Boxing Day: and now the media up int northeast was saying the phoney war was over with Karanka and Dyche saying nice things about each other. Phoney war over or just Christmas phoney niceness we wondered. It was a splendid Christmas Day at Thomas Towers with pride of place on the mantelpiece going to my claret and blue gnome that talks. It says things like ‘on me ‘ead son’ and ‘get to Specsavers’ when you walk past it, as class a piece of tat as you could wish for. You can get them at British Gnome Stores. The day topped off with as good a Mrs Brown Christmas Special as we’ve seen; not to everyone’s taste of course but we feckin’ luv it in our house.

The day raw: the wind biting, the brass band playing carols and Christmas songs by the chip van; their noses and fingers slowly turning the same colour as their bright blue jackets in the freezing air. Brave blokes drinking pints, sensible blokes having a hot coffee from the nearby vendor, for me a gingerbread and cinnamon Christmas Special with mince pies from the box we just happened to have with us. Inside the stadium, just a sprinkling of empty seats, a swirling wind and ‘horrible conditions’ said Andre Gray afterwards.

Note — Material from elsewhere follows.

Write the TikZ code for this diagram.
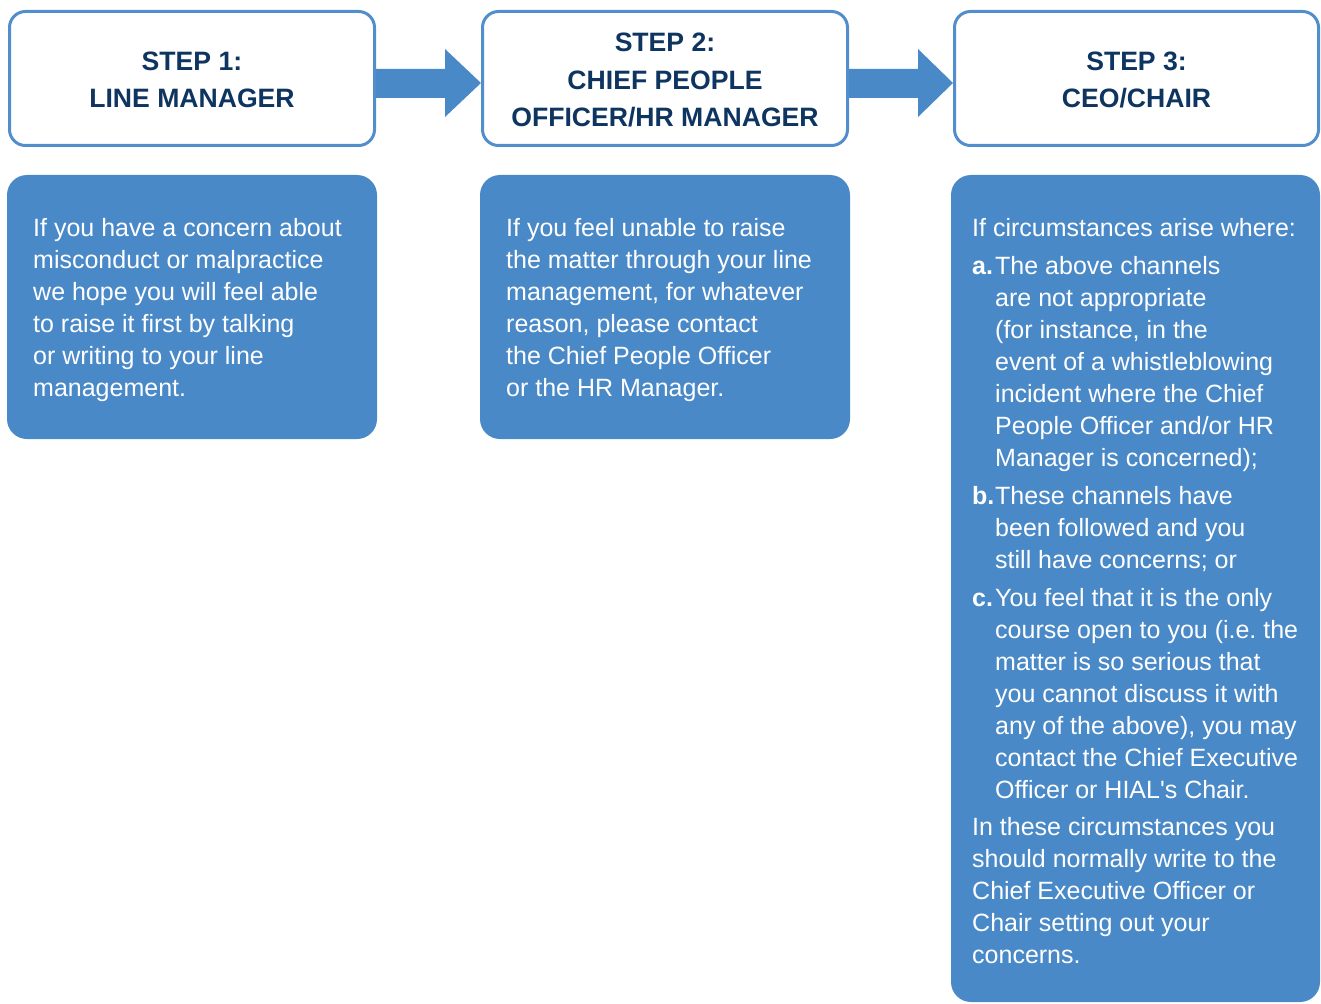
\documentclass[tikz,border=0pt]{standalone}
\usepackage{fontspec}
\setmainfont{Liberation Sans}
\newfontfamily\plainfont{Liberation Sans}
\definecolor{boxblue}{RGB}{74,137,199}
\definecolor{lineblue}{RGB}{82,142,204}
\definecolor{navy}{RGB}{14,52,96}
\begin{document}
\frenchspacing
\begin{tikzpicture}[x=1pt,y=-1pt,
 head/.style={draw=lineblue, line width=3pt, fill=white, rounded corners=16pt, minimum width=365pt, minimum height=134pt, inner sep=0pt},
 panel/.style={fill=boxblue, rounded corners=20pt, inner sep=0pt},
 htext/.style={text=navy, font=\fontsize{26.6}{30}\selectfont\bfseries, anchor=base, inner sep=0pt},
 btext/.style={text=white, font=\fontsize{25}{30}\selectfont, anchor=base west, inner sep=0pt},
 arrowfill/.style={fill=boxblue}
 ]
\useasboundingbox (0,0) rectangle (1321,1003);

% header boxes
\node[head] (h1) at (192,78.5) {};
\node[head] (h2) at (665,78.5) {};
\node[head, minimum width=364pt] (h3) at (1136.5,78.5) {};

\node[htext] (h1a) at (192,71) {STEP 1:};
\node[htext] (h1b) at (192,108) {LINE MANAGER};
\node[htext] (h2a) at (665,52) {STEP 2:};
\node[htext] (h2b) at (665,90) {CHIEF PEOPLE};
\node[htext] (h2c) at (665,127) {OFFICER/HR MANAGER};
\node[htext] (h3a) at (1136.5,71) {STEP 3:};
\node[htext] (h3b) at (1136.5,108) {CEO/CHAIR};

% arrows
\fill[arrowfill] (h1.east |- 0,69) -- (445,69) -- (445,49) -- (h2.west |- 0,83) -- (445,117) -- (445,98) -- (h1.east |- 0,98) -- cycle;
\fill[arrowfill] (h2.east |- 0,69) -- (918,69) -- (918,49) -- (h3.west |- 0,83) -- (918,117) -- (918,98) -- (h2.east |- 0,98) -- cycle;

% panels
\node[panel, minimum width=370pt, minimum height=264pt] (p1) at (192,307) {};
\node[panel, minimum width=370pt, minimum height=264pt] (p2) at (665,307) {};
\node[panel, minimum width=369pt, minimum height=827pt] (p3) at (1135.5,588.5) {};

% panel 1 text
\node[btext] (t1a) at (33,236) {If you have a concern about};
\node[btext] (t1b) at (33,268) {misconduct or malpractice};
\node[btext] (t1c) at (33,300) {we hope you will feel able};
\node[btext] (t1d) at (33,332) {to raise it first by talking};
\node[btext] (t1e) at (33,364) {or writing to your line};
\node[btext] (t1f) at (33,396) {management.};

% panel 2 text
\node[btext] (t2a) at (506,236) {If you feel unable to raise};
\node[btext] (t2b) at (506,268) {the matter through your line};
\node[btext] (t2c) at (506,300) {management, for whatever};
\node[btext] (t2d) at (506,332) {reason, please contact};
\node[btext] (t2e) at (506,364) {the Chief People Officer};
\node[btext] (t2f) at (506,396) {or the HR Manager.};

% panel 3 text
\node[btext] (t3a) at (972,236) {If circumstances arise where:};
\node[btext] (la) at (972,274) {\bfseries a.};
\node[btext] (t3b) at (995,274) {The above channels};
\node[btext] (t3c) at (995,306) {are not appropriate};
\node[btext] (t3d) at (995,338) {(for instance, in the};
\node[btext] (t3e) at (995,370) {event of a whistleblowing};
\node[btext] (t3f) at (995,402) {incident where the Chief};
\node[btext] (t3g) at (995,434) {People Officer and/or HR};
\node[btext] (t3h) at (995,466) {Manager is concerned);};
\node[btext] (lb) at (972,504) {\bfseries b.};
\node[btext] (t3i) at (995,504) {These channels have};
\node[btext] (t3j) at (995,536) {been followed and you};
\node[btext] (t3k) at (995,568) {still have concerns; or};
\node[btext] (lc) at (972,606) {\bfseries c.};
\node[btext] (t3l) at (995,606) {You feel that it is the only};
\node[btext] (t3m) at (995,638) {course open to you (i.e. the};
\node[btext] (t3n) at (995,670) {matter is so serious that};
\node[btext] (t3o) at (995,702) {you cannot discuss it with};
\node[btext] (t3p) at (995,734) {any of the above), you may};
\node[btext] (t3q) at (995,766) {contact the Chief Executive};
\node[btext] (t3r) at (995,798) {Officer or HIAL{\plainfont '}s Chair.};
\node[btext] (t3s) at (972,835) {In these circumstances you};
\node[btext] (t3t) at (972,867) {should normally write to the};
\node[btext] (t3u) at (972,899) {Chief Executive Officer or};
\node[btext] (t3v) at (972,931) {Chair setting out your};
\node[btext] (t3w) at (972,963) {concerns.};
\end{tikzpicture}
\end{document}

Championes, championes we are the champions, the crowd sang and roared as the game reached its conclusion with Burnley leading 1-0. It was clearly directed at the Boro fans and their manager Karanka. Some might say it was a scrappy, messy 1-0 win; others might say it was merited and deserved in a gripping game that was filled with incident and tension. A game that you didn’t want to take your eyes off for a second in case you missed something. At stake was a huge opportunity for Burnley to climb away from the bottom three, assuming those already in the bottom three did their bit and lost – which they obligingly did.

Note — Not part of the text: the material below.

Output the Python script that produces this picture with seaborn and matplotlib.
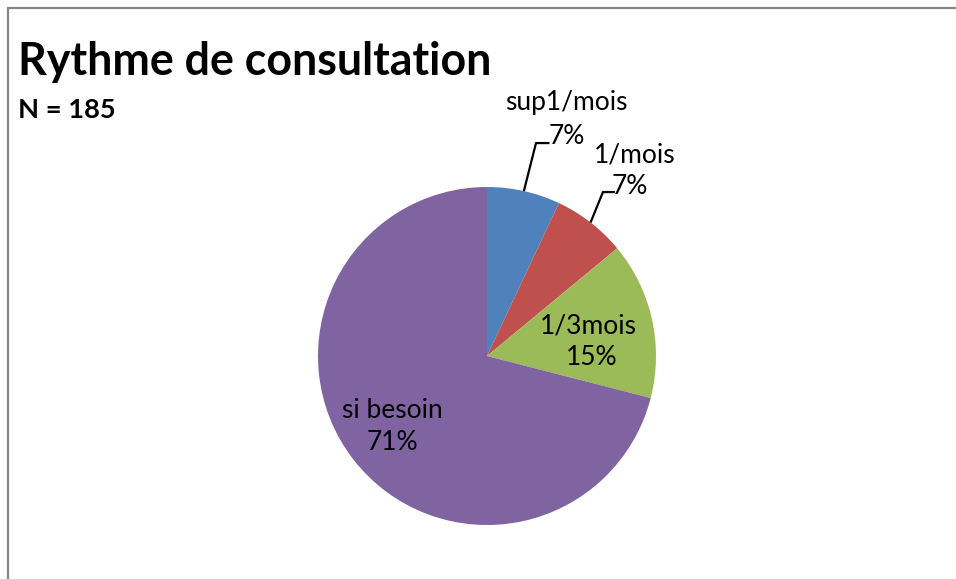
import matplotlib
matplotlib.use("Agg")
import matplotlib.pyplot as plt
import seaborn as sns
import numpy as np
from matplotlib.lines import Line2D

categories = ["sup1/mois", "1/mois", "1/3mois", "si besoin"]
values = [7, 7, 15, 71]
pct_labels = ["7%", "7%", "15%", "71%"]
colors = ["#4F81BD", "#C0504D", "#9BBB59", "#8064A2"]
title = "Rythme de consultation"
subtitle = "N = 185"

sns.set_theme(style="white")
plt.rcParams['font.family'] = ['Lato', 'DejaVu Sans']
plt.rcParams['text.color'] = 'black'

W, H = 956, 579
fig = plt.figure(figsize=(W / 100, H / 100), dpi=100)
fig.patch.set_facecolor("white")

cx, cy, r = 487, 356, 169
ax = fig.add_axes([(cx - r) / W, (H - cy - r) / H, 2 * r / W, 2 * r / H])
ax.pie(values, colors=colors, startangle=90, counterclock=False,
       wedgeprops=dict(linewidth=0))
ax.set_xlim(-1, 1)
ax.set_ylim(-1, 1)
ax.set_axis_off()

fs = 19
outer = {
    0: dict(bend=(0.29, 1.26), end=(0.37, 1.26), name=(0.47, 1.50), pct=(0.47, 1.30)),
    1: dict(bend=(0.686, 0.970), end=(0.757, 0.970), name=(0.876, 1.19), pct=(0.846, 1.0)),
}
cum = np.cumsum([0] + values)
total = sum(values)
for i, o in outer.items():
    mid = (cum[i] + cum[i + 1]) / 2 / total * 2 * np.pi
    sx, sy = np.sin(mid), np.cos(mid)
    ax.plot([sx, o["bend"][0], o["end"][0]], [sy, o["bend"][1], o["end"][1]],
            color="black", lw=1.6, clip_on=False, solid_capstyle="butt")
    ax.text(*o["name"], categories[i], ha="center", va="center", fontsize=fs,
            color="black", clip_on=False)
    ax.text(*o["pct"], pct_labels[i], ha="center", va="center", fontsize=fs,
            color="black", clip_on=False)

inner = {2: [(0.598, 0.178), (0.62, -0.006)], 3: [(-0.562, -0.320), (-0.562, -0.509)]}
for i, (p1, p2) in inner.items():
    ax.text(*p1, categories[i], ha="center", va="center", fontsize=fs, color="black")
    ax.text(*p2, pct_labels[i], ha="center", va="center", fontsize=fs, color="black")

fig.text(18 / W, 1 - 62 / H, title, fontsize=32.2, fontweight="bold", ha="left",
         va="center", color="black")
fig.text(18 / W, 1 - 110 / H, subtitle, fontsize=19.6, fontweight="bold", ha="left",
         va="center", color="black")

fig.add_artist(Line2D([7.5 / W, 1], [1 - 7.5 / H, 1 - 7.5 / H], transform=fig.transFigure,
                      color="#868686", lw=1.6))
fig.add_artist(Line2D([7.5 / W, 7.5 / W], [0, 1 - 7.5 / H], transform=fig.transFigure,
                      color="#868686", lw=1.6))

fig.savefig("out.png", dpi=100, facecolor="white")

After a first half where Burnley had the edge (despite what Karanka claimed) it had become clear that just one goal might be enough to settle this game and with Boro having fashioned just the one clear chance early in the first half, you hoped that one moment of skill, luck (not exactly abundant this season) or magic might win the game for Burnley. Boro were back in the game for the first 20 minutes of the second half; a period that convinced Karanka they were the better side. But once Burnley took the lead in the 80th minute the fight in them just evaporated.

It was exactly skill and luck that created the goal with as perfect an example of classic route one football as you could wish for. Heaton took a free kick from in his own half; Vokes headed the ball on and down, whereupon Gray latched onto it in a flash and volleyed the ball home with supreme skill, from just inside the box whilst shrugging off the defender. 5 seconds maybe from Heaton’s toe-end to Valdes watching it cross the line. Valdes parried the shot but his bad luck and Burnley’s good luck saw the ball spin in slow motion over the line as he scrambled after it and all of us willing it over the line.

Jubilation then, with the Burnley win, but bewilderment at Craig Pawson’s hapless refereeing display, the only consolation being he was equally bad for both sides. Somehow he managed to book 11 players, six of them from Burnley in a game that yes was fiercely contested, was just occasionally confrontational, but was never dirty. Karanka seems to think his side are a pure footballing side and that Burnley are just a long ball team. The stats from the game would tell him otherwise; that Boro played 100 long balls to Burnley’s 82. Pawson, meanwhile, issues cards presumably on the basis that if you issue enough you will eventually get one right.

30 Middlesbrough coaches made the journey down to Burnley. Burnley’s a ‘sh*thole’ their fans sang during the game. 30 Middlesbrough coaches made the journey back home and no doubt this journey seemed twice as long. In the great scheme of things some wins are more satisfying than others. This was one of them.